◆ **Goal**
Quote every line as written. Omit pictures.

◆ **Exercise data**
....................

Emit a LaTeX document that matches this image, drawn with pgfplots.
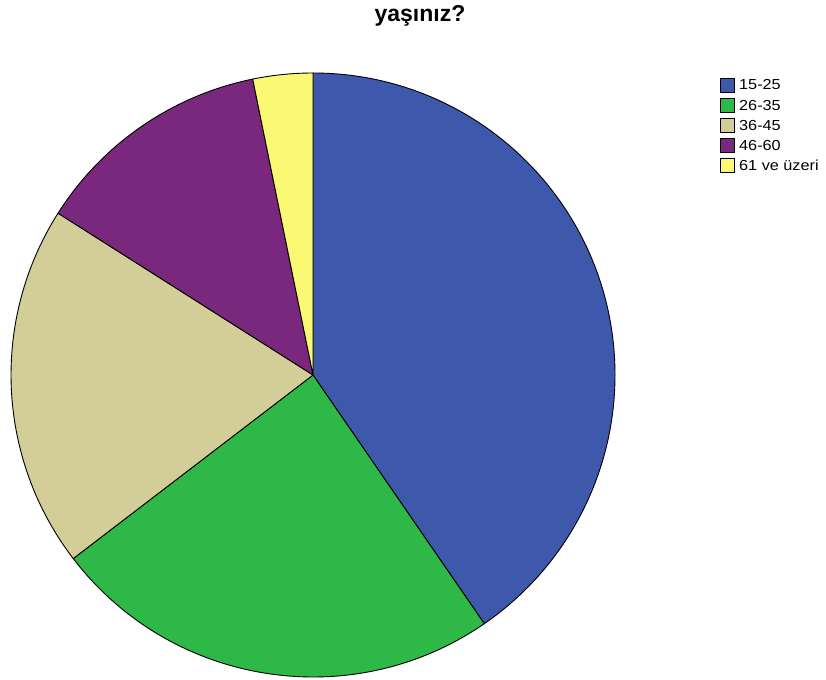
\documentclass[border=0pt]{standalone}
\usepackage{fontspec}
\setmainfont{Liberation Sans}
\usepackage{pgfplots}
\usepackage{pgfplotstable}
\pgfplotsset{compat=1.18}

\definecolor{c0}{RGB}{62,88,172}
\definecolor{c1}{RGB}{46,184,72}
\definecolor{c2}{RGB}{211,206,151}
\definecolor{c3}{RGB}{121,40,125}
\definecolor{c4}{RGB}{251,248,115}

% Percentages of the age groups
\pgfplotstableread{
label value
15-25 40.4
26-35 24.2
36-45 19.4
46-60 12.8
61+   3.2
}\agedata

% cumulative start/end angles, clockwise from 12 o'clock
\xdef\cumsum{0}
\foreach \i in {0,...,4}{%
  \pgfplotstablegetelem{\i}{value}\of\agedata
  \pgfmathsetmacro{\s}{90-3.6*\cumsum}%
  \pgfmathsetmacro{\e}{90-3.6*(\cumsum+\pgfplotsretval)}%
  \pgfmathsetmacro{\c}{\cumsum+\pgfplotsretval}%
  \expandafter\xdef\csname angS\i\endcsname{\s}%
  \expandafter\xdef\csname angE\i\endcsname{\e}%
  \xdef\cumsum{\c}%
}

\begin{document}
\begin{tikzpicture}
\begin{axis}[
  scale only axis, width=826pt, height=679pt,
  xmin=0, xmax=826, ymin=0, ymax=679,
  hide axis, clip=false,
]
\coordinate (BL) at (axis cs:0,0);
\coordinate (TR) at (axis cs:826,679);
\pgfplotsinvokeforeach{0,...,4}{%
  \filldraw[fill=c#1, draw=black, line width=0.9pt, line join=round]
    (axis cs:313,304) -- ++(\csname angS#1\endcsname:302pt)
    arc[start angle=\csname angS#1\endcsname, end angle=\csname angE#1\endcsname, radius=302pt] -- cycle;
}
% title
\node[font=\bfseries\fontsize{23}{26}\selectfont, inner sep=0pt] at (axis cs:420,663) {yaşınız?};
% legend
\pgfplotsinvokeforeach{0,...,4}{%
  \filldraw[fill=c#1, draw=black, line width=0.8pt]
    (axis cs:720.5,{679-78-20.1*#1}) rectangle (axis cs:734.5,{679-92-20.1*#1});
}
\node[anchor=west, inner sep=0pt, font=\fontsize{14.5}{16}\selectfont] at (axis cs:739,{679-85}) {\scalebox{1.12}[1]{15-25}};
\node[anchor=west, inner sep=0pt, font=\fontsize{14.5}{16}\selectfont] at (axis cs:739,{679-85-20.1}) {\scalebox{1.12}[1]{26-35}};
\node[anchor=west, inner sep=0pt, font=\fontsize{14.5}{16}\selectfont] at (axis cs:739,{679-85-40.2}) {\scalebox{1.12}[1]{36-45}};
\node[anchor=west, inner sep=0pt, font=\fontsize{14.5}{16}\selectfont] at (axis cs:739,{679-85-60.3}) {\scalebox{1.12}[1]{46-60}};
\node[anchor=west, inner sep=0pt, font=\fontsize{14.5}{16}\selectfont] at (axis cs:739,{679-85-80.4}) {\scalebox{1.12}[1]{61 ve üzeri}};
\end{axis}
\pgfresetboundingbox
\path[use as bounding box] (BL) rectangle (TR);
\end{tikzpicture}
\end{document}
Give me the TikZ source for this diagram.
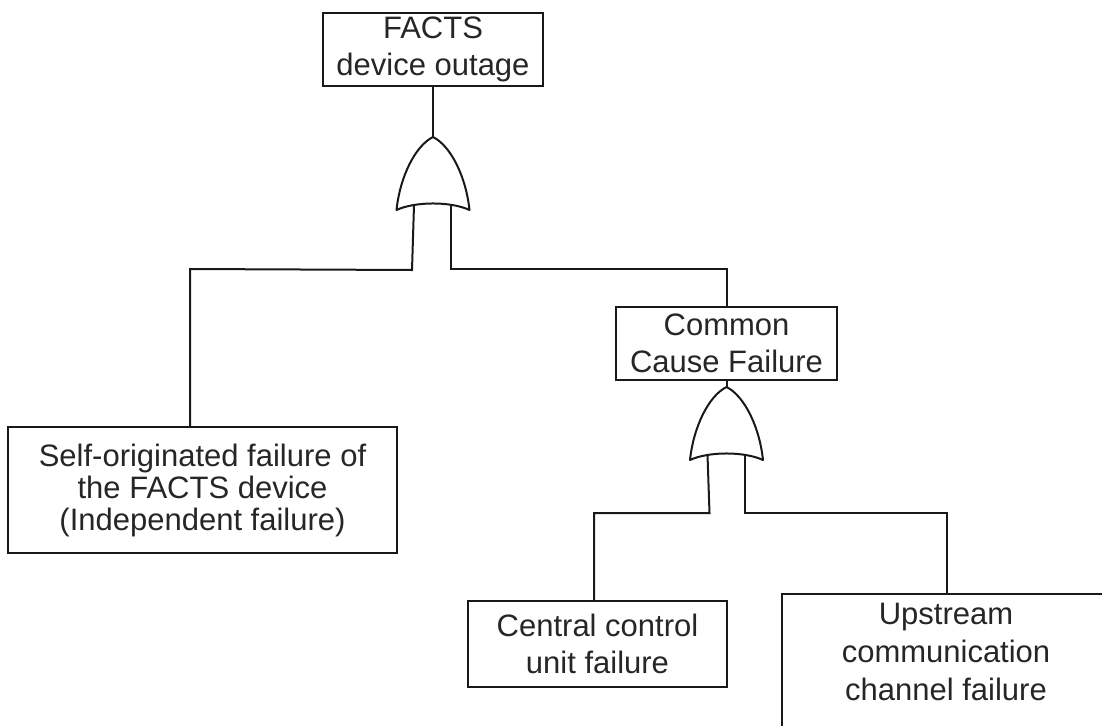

....................

◆ **Reply to the exercise**
Emit a LaTeX document that matches this image, drawn with pgfplots.
\documentclass[border=0pt]{standalone}
\usepackage{fontspec}
\setmainfont{Liberation Sans}
\usepackage{pgfplots}
\usepackage{pgfplotstable}
\pgfplotsset{compat=1.18}

\definecolor{c0}{RGB}{62,88,172}
\definecolor{c1}{RGB}{46,184,72}
\definecolor{c2}{RGB}{211,206,151}
\definecolor{c3}{RGB}{121,40,125}
\definecolor{c4}{RGB}{251,248,115}

% Percentages of the age groups
\pgfplotstableread{
label value
15-25 40.4
26-35 24.2
36-45 19.4
46-60 12.8
61+   3.2
}\agedata

% cumulative start/end angles, clockwise from 12 o'clock
\xdef\cumsum{0}
\foreach \i in {0,...,4}{%
  \pgfplotstablegetelem{\i}{value}\of\agedata
  \pgfmathsetmacro{\s}{90-3.6*\cumsum}%
  \pgfmathsetmacro{\e}{90-3.6*(\cumsum+\pgfplotsretval)}%
  \pgfmathsetmacro{\c}{\cumsum+\pgfplotsretval}%
  \expandafter\xdef\csname angS\i\endcsname{\s}%
  \expandafter\xdef\csname angE\i\endcsname{\e}%
  \xdef\cumsum{\c}%
}

\begin{document}
\begin{tikzpicture}
\begin{axis}[
  scale only axis, width=826pt, height=679pt,
  xmin=0, xmax=826, ymin=0, ymax=679,
  hide axis, clip=false,
]
\coordinate (BL) at (axis cs:0,0);
\coordinate (TR) at (axis cs:826,679);
\pgfplotsinvokeforeach{0,...,4}{%
  \filldraw[fill=c#1, draw=black, line width=0.9pt, line join=round]
    (axis cs:313,304) -- ++(\csname angS#1\endcsname:302pt)
    arc[start angle=\csname angS#1\endcsname, end angle=\csname angE#1\endcsname, radius=302pt] -- cycle;
}
% title
\node[font=\bfseries\fontsize{23}{26}\selectfont, inner sep=0pt] at (axis cs:420,663) {yaşınız?};
% legend
\pgfplotsinvokeforeach{0,...,4}{%
  \filldraw[fill=c#1, draw=black, line width=0.8pt]
    (axis cs:720.5,{679-78-20.1*#1}) rectangle (axis cs:734.5,{679-92-20.1*#1});
}
\node[anchor=west, inner sep=0pt, font=\fontsize{14.5}{16}\selectfont] at (axis cs:739,{679-85}) {\scalebox{1.12}[1]{15-25}};
\node[anchor=west, inner sep=0pt, font=\fontsize{14.5}{16}\selectfont] at (axis cs:739,{679-85-20.1}) {\scalebox{1.12}[1]{26-35}};
\node[anchor=west, inner sep=0pt, font=\fontsize{14.5}{16}\selectfont] at (axis cs:739,{679-85-40.2}) {\scalebox{1.12}[1]{36-45}};
\node[anchor=west, inner sep=0pt, font=\fontsize{14.5}{16}\selectfont] at (axis cs:739,{679-85-60.3}) {\scalebox{1.12}[1]{46-60}};
\node[anchor=west, inner sep=0pt, font=\fontsize{14.5}{16}\selectfont] at (axis cs:739,{679-85-80.4}) {\scalebox{1.12}[1]{61 ve üzeri}};
\end{axis}
\pgfresetboundingbox
\path[use as bounding box] (BL) rectangle (TR);
\end{tikzpicture}
\end{document}
Give me the TikZ source for this diagram.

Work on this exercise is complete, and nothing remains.